Courtney flicked her bright tail.
Joe said, “We wait until afternoon when he’s busy with a customer, we slip in, hide under the couches, in dark places.” He looked at Courtney. “Tonight after he locks up, goes upstairs and lets you down into the store, we get to work. The five of us ought to be able to . . .”
“The latch is a metal tab,” Courtney said, “about four inches long. I think a person is supposed to squeeze it, then slide the glass open.” She looked uncertain. “Can we do that? I tried, but paws aren’t very good for squeezing. I guess the screen is on the outside but I can’t see it, the glass is that . . .”
“Obscure glass?” Joe said. “With a bumpy surface? We can take care of the screen earlier, from outside.” He went silent as footsteps came up from downstairs, then the turn of the doorknob.
When the apartment door opened Courtney was curled up on a blanket, on the big chair below the window. There was no other cat to be seen, the window ledge was blank, decorated only by pigeon droppings. A lone pigeon fluttered down to land on the carved rim: but it looked at the cats and it was gone again, in a flurry of wings. And as Courtney pretended to sleep on her blanket, she thought about Joe’s plan.
But then she wondered. Did she really want to get away yet?
What she wanted, before she escaped, was to find Seaver’s missing wife or find out who that woman was. Find out if it was she who had been beaten and nearly buried alive—find out if Seaver had done that. Sometimes he really did give her the shivers.
She wanted to stay until she found out if he was what he pretended to be.
Or did she?

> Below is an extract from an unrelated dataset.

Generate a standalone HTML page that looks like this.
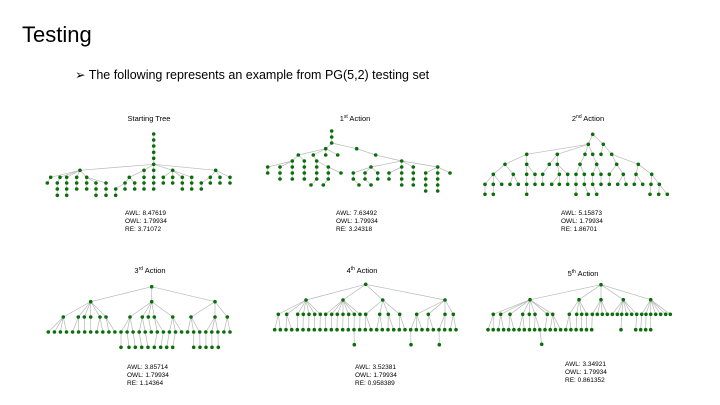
<!DOCTYPE html>
<html><head><meta charset="utf-8"><style>
body{margin:0;background:#fff;}
svg{display:block;font-family:"Liberation Sans",sans-serif;}
</style></head><body>
<svg id="s" width="720" height="405" viewBox="0 0 720 405" xmlns="http://www.w3.org/2000/svg">
<text x="22" y="42" font-size="22" fill="#000">Testing</text>
<text x="75" y="79" font-size="12.5" fill="#000">➢  The following represents an example from PG(5,2) testing set</text>
<g font-size="7.5" fill="#000" text-anchor="middle">
<text x="149" y="121">Starting Tree</text>
<text x="355" y="121">1<tspan font-size="5" dy="-3">st</tspan><tspan dy="3"> Action</tspan></text>
<text x="588" y="121">2<tspan font-size="5" dy="-3">nd</tspan><tspan dy="3"> Action</tspan></text>
<text x="150" y="273">3<tspan font-size="5" dy="-3">rd</tspan><tspan dy="3"> Action</tspan></text>
<text x="362" y="273">4<tspan font-size="5" dy="-3">th</tspan><tspan dy="3"> Action</tspan></text>
<text x="583" y="276">5<tspan font-size="5" dy="-3">th</tspan><tspan dy="3"> Action</tspan></text>
</g>
<g font-size="6.5" fill="#000">
<text x="125" y="215">AWL: 8.47619</text><text x="125" y="223">OWL: 1.79934</text><text x="125" y="231">RE: 3.71072</text>
<text x="336" y="215">AWL: 7.63492</text><text x="336" y="223">OWL: 1.79934</text><text x="336" y="231">RE: 3.24318</text>
<text x="561" y="215">AWL: 5.15873</text><text x="561" y="223">OWL: 1.79934</text><text x="561" y="231">RE: 1.86701</text>
<text x="127" y="369">AWL: 3.85714</text><text x="127" y="377">OWL: 1.79934</text><text x="127" y="385">RE: 1.14364</text>
<text x="355" y="369">AWL: 3.52381</text><text x="355" y="377">OWL: 1.79934</text><text x="355" y="385">RE: 0.958389</text>
<text x="565" y="366">AWL: 3.34921</text><text x="565" y="374">OWL: 1.79934</text><text x="565" y="382">RE: 0.861352</text>
</g>
<g id="trees"></g>
</svg>
<script>
function range(a,b,n){var r=[];for(var i=0;i<n;i++)r.push(a+(b-a)*i/(n-1));return r;}
var T=[
 {ox:30,oy:100,rows:[[102,[371]],[120,[371]],[138,[371]],[157,[371]],[175,[371]],[193,[371]],[211,[150,342,371,428,557]],[232,[62,90,110,140,170,298,342,371,400,428,457,485,541,570,600]],[249,[52,82,110,140,170,198,228,285,314,342,371,400,428,457,485,514,541,570,600]],[267,[82,110,140,170,198,228,257,285,314,342,371,457,485,514]],[286,[82,110,198,228,257]]]},
 {ox:255,oy:105,rows:[[78,[230]],[96,[230]],[114,[230]],[131,[212,305]],[150,[130,175,212,248,362]],[168,[112,148,185,440]],[186,[38,75,112,148,185,220,348,440,475,548]],[204,[38,75,112,148,185,220,258,295,330,368,402,440,475,512,548,585]],[222,[75,112,148,185,220,295,330,368,402,440,475,512,548]],[240,[168,205,312,348,440,475,512,548]],[258,[512,548]]]},
 {ox:470,oy:105,rows:[[88,[368]],[118,[355,400]],[148,[170,262,345,368,393,425]],[178,[105,170,238,262,330,380,440,505]],[208,[70,130,170,195,218,268,293,318,343,368,393,418,460,498,545]],[238,[45,70,95,120,145,170,195,218,245,268,293,318,343,368,393,418,443,468,493,518,543,568]],[268,[45,70,170,318,355,380,540,566,592]]]},
 {ox:30,oy:260,rows:[[80,[365]],[125,[182,365,555]],[171,[100,145,163,182,210,228,300,337,355,373,428,483,555,592]],[216,range(55,600,31)],[262,[273,297,316,335,354,373,392,410,428,491,510,528,546,565]]]},
 {ox:260,oy:260,rows:[[73,[317]],[120,[138,249,368,555]],[163,[55,80,113,130,147,164,181,197,215,232,249,266,283,300,317,359,385,419,470,505,555,580]],[209,range(44,588,33)],[254,[283,453,538]]]},
 {ox:480,oy:260,rows:[[74,[363]],[119,[150,297,363,430,512]],[163,[40,62,90,128,148,165,202,218,268,290,305,320,337,352,367,382,397,412,425,440,455,470,485,498,512,527,542,557,571]],[209,range(24,335,21).concat([423,467,482,497,512])],[253,[185]]]}
];
var L='',D='';
T.forEach(function(t){
 var prev=null;
 t.rows.forEach(function(r){
  var y=t.oy+r[0]/3;
  r[1].forEach(function(xx){
   var x=t.ox+xx/3;
   if(prev){var best=prev[0],bd=1e9;prev.forEach(function(p){var d=Math.abs(p-x);if(d<bd){bd=d;best=p;}});
    L+='<line x1="'+best.toFixed(1)+'" y1="'+prev.y.toFixed(1)+'" x2="'+x.toFixed(1)+'" y2="'+y.toFixed(1)+'"/>';}
   D+='<circle cx="'+x.toFixed(1)+'" cy="'+y.toFixed(1)+'" r="1.8"/>';
  });
  prev=r[1].map(function(xx){return t.ox+xx/3;});prev.y=y;
 });
});
document.getElementById('trees').innerHTML='<g stroke="#b8b8b8" stroke-width="0.7">'+L+'</g><g fill="#0a6e0a">'+D+'</g>';
</script>
</body></html>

If he had beaten, nearly killed that woman, she wanted out of there now . Even as a little voice in the back of her head sang of glamour, of museums and bright magazine pictures, she saw too clearly the body that Joe had described and the bloody grave, and her own kitten blood filled with ice.
Shivering, she tucked deeper under the blanket thinking of ways she might force open that downstairs window.
10
Late that evening, with the store’s lights dimmed and the big glass doors securely locked, Joe, Dulcie, Pan, and Kit waited, hidden under the antique furniture, for the upstairs door to open. When at last it did open and Courtney came out, she paused on the top step, looking up at Seaver. He smiled and leaned down and petted her and handed her a little treat. “Go on, my dear, the antiques store is yours now. Have a good time. It’s a lovely place for you to roam, to get used to the finer furnishings among which you will be living. I’m sure you won’t scratch anything, I know you’ll be a good girl.”
His words made Courtney want to throw up. She glanced up at him innocently, as sweetly as she could manage, and raced down the steps. Moving out of his sight, she leaped to the top of a small, hand-carved writing desk that stood against the inner wall. The subtly lit display windows formed a background to the rich brocades, golden pitchers, gilded chairs all artfully arranged. She sat looking out among the shadows. She listened to the upstairs door close. Slowly, in the whisper of light from the windows, the shadows began to take shape, to morph into vague forms that only a cat could see. She sat watching until at last a cat slipped out, then another, each watching the door above in case it might open again.
Dulcie appeared from under a settee, Kit and Pan from behind a china cabinet. Then Joe Grey from an elegantly arranged tangle of gold satin draped over a chair. As he reared up, the tomcat’s silver-gray coat glowed against the gold like another piece of rare artwork.
Courtney sat tall on the desk before them, between a 1900 silver centaur priced at eight thousand dollars, and a seventeenth-century stone lion at twenty thousand, each price on a little card slipped beneath the object. Joe Grey, looking up at her, knew she was the most beautiful of the three. When finally she leaped down she led them winding through the store and into the little powder room with its gilt mirror, lace-edged curtains, and hand-painted tile.